## WHAT TO WORK ON
Leaving out all pictures, please print only the lines from the one containing "Reproduce this chart with matplotlib." through the one containing "cx, cy, r = 172, 169, 156".

-------------------------

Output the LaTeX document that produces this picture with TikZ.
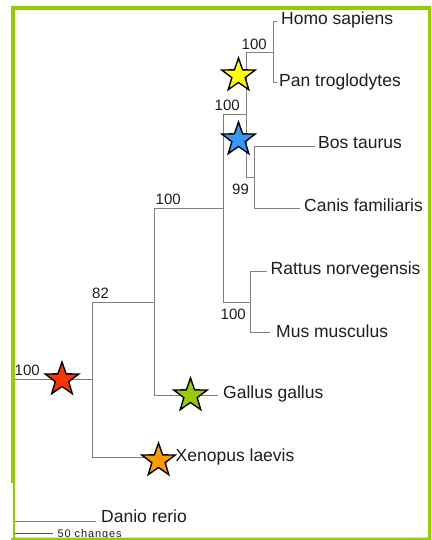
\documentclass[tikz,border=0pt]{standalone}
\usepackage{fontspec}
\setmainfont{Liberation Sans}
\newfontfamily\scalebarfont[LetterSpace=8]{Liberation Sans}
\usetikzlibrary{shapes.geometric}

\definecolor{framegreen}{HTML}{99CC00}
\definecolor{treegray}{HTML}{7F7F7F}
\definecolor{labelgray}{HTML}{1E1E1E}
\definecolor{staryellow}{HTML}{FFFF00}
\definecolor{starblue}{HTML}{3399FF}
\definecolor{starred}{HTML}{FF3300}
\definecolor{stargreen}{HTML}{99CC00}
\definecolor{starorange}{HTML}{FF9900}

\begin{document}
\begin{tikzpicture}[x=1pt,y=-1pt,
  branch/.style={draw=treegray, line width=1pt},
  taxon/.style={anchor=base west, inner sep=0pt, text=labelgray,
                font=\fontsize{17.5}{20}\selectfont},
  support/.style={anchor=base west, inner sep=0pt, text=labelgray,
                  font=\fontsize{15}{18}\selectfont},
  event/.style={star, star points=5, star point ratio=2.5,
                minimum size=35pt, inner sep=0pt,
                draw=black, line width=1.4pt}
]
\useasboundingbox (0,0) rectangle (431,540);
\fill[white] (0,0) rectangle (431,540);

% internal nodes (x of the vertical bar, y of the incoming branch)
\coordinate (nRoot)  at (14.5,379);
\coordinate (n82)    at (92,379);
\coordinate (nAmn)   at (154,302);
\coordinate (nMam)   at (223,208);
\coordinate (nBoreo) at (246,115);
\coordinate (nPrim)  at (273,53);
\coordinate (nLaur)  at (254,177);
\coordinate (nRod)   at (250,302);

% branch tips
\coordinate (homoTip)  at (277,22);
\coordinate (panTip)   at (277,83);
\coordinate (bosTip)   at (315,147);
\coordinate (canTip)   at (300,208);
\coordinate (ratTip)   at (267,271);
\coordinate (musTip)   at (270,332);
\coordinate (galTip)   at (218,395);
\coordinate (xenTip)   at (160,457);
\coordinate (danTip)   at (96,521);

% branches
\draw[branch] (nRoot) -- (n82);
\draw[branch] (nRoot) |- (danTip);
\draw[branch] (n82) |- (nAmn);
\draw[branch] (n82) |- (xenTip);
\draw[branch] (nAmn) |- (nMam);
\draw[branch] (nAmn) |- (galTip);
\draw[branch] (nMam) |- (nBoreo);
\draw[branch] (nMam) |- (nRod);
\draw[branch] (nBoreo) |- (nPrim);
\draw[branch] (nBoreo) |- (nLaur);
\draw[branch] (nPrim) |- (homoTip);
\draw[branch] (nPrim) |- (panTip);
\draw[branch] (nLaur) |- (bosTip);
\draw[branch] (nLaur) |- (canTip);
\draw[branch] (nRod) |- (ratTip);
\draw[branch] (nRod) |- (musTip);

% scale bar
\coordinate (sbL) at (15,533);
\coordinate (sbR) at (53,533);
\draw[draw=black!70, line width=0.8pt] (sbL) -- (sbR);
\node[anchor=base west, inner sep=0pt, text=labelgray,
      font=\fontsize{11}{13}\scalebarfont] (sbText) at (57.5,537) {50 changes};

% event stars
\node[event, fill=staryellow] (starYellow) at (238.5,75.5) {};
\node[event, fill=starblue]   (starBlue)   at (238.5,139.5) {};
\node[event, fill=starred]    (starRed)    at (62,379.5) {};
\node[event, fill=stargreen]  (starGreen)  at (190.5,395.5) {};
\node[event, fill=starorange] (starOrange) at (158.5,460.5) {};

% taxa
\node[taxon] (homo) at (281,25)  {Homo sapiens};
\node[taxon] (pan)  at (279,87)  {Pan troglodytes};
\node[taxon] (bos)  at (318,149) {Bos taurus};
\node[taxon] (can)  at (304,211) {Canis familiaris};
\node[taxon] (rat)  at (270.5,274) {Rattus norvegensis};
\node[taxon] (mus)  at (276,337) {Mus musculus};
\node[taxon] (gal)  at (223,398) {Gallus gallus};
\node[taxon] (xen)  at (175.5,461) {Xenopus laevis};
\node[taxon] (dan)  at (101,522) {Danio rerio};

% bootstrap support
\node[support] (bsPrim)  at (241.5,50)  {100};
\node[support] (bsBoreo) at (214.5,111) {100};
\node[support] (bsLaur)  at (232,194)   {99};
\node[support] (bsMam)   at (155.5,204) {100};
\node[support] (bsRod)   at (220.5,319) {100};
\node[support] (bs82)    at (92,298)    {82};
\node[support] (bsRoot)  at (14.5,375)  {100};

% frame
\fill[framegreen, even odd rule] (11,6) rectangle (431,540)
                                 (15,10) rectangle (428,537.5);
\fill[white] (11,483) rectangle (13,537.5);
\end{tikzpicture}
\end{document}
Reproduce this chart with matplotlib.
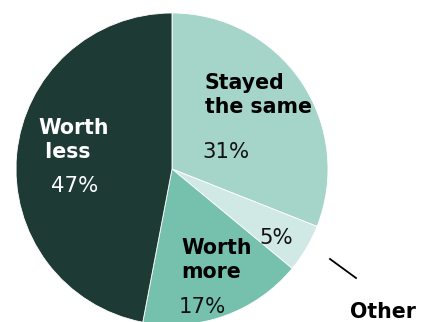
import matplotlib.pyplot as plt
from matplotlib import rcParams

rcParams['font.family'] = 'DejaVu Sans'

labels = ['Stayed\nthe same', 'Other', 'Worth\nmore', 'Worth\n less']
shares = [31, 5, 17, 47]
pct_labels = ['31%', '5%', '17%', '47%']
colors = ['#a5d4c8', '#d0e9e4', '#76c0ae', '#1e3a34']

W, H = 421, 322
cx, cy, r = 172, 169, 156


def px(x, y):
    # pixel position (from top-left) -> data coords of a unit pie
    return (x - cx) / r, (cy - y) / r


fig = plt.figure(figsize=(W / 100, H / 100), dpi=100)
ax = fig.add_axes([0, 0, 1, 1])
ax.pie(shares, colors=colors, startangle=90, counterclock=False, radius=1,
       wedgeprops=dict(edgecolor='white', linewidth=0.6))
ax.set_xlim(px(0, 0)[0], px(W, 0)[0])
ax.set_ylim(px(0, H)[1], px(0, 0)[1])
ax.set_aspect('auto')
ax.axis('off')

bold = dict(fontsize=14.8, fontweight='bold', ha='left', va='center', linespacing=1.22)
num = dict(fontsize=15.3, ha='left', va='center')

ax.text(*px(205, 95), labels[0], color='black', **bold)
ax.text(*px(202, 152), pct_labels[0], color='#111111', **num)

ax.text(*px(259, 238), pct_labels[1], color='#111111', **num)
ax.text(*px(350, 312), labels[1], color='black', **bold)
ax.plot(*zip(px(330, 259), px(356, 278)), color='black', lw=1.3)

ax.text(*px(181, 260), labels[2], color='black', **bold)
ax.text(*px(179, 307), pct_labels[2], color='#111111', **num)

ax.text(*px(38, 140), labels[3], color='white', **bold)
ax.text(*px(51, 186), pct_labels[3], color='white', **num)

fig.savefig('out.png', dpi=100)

-------------------------

## TASK RESPONSE
Reproduce this chart with matplotlib.
import matplotlib.pyplot as plt
from matplotlib import rcParams

rcParams['font.family'] = 'DejaVu Sans'

labels = ['Stayed\nthe same', 'Other', 'Worth\nmore', 'Worth\n less']
shares = [31, 5, 17, 47]
pct_labels = ['31%', '5%', '17%', '47%']
colors = ['#a5d4c8', '#d0e9e4', '#76c0ae', '#1e3a34']

W, H = 421, 322
cx, cy, r = 172, 169, 156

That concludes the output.